What is asked:
Leave out all pictures. Return exactly the lines from the top of the material through the line containing "from matplotlib.lines import Line2D".

* * *

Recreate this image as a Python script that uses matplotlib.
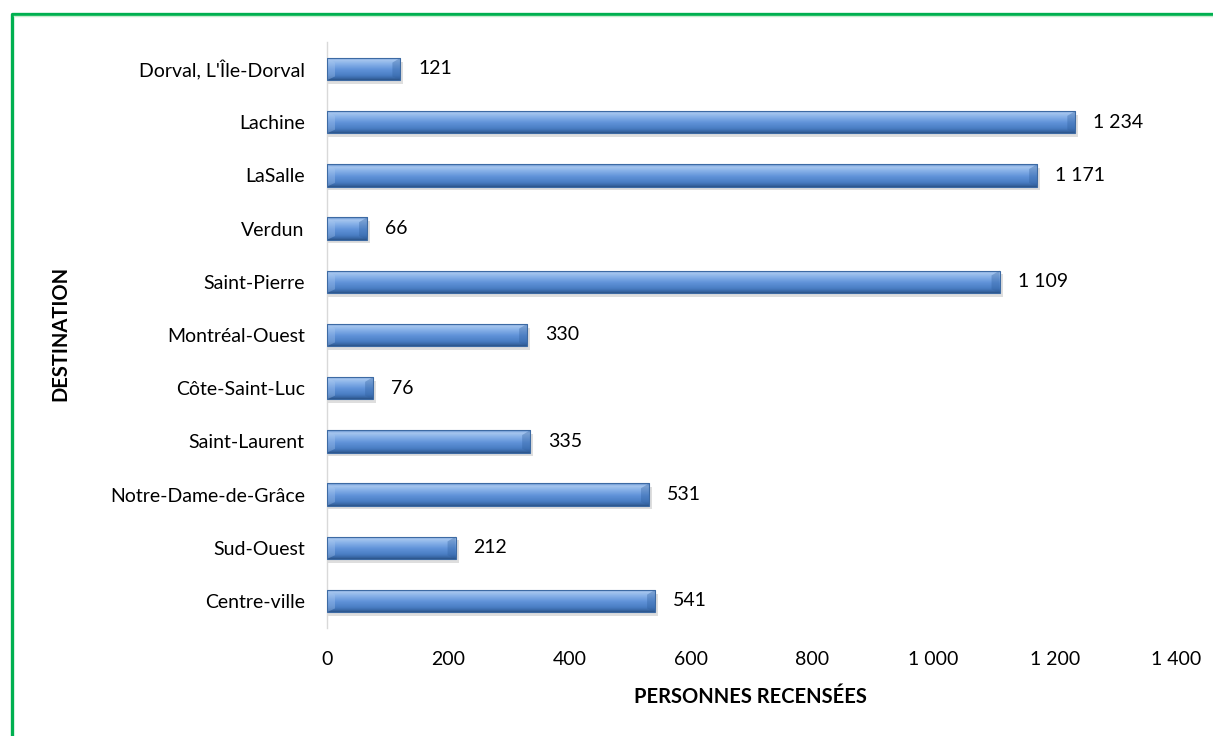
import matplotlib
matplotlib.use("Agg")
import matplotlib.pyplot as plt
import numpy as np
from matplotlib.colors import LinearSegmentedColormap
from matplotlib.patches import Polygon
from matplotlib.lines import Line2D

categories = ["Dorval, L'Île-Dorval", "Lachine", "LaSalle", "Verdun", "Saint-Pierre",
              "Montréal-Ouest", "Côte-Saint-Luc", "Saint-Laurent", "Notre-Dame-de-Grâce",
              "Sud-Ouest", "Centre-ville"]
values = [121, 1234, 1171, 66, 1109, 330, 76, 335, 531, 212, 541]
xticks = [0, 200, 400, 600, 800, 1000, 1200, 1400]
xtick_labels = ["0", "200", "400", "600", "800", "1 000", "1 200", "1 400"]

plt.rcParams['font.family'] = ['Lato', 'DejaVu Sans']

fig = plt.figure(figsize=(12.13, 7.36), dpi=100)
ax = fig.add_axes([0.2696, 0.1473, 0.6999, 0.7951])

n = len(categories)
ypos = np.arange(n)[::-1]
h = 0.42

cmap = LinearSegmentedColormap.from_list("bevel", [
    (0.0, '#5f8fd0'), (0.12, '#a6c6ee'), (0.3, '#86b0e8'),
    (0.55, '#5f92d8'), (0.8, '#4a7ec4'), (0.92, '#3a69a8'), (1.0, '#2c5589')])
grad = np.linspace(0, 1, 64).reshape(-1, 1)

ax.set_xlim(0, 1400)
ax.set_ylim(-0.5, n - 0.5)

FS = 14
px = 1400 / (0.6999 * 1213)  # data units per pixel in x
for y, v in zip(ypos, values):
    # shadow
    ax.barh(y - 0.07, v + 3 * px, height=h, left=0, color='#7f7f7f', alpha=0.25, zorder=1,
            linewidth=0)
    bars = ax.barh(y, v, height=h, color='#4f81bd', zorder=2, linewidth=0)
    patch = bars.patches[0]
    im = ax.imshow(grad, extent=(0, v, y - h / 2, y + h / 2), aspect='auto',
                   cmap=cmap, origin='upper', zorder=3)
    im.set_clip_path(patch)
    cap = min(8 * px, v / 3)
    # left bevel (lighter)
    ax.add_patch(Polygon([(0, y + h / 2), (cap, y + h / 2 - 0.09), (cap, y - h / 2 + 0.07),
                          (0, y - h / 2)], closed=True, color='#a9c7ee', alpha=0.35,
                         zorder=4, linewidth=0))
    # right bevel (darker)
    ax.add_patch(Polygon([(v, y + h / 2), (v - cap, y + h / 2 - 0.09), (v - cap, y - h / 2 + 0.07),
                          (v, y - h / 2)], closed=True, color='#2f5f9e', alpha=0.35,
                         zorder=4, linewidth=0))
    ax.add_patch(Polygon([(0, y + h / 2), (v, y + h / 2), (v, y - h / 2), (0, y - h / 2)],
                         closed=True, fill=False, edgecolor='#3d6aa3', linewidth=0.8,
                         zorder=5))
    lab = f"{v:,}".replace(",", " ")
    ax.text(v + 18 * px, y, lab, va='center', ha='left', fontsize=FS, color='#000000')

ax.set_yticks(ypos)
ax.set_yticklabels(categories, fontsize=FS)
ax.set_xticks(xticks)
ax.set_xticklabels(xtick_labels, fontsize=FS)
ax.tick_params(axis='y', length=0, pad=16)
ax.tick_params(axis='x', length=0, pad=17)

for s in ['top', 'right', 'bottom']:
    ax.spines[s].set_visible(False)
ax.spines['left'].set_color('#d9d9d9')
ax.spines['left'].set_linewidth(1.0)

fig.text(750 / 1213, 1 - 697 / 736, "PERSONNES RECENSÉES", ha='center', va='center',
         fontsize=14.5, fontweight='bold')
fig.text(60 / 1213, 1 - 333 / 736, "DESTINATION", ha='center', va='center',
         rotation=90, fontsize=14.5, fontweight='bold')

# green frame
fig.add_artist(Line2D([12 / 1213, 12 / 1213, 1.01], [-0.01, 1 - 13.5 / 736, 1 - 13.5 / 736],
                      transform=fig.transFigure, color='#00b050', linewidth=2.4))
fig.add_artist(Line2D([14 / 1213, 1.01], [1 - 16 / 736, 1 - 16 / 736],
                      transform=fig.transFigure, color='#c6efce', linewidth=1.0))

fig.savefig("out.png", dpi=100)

* * *

Written response:
Recreate this image as a Python script that uses matplotlib.
import matplotlib
matplotlib.use("Agg")
import matplotlib.pyplot as plt
import numpy as np
from matplotlib.colors import LinearSegmentedColormap
from matplotlib.patches import Polygon
from matplotlib.lines import Line2D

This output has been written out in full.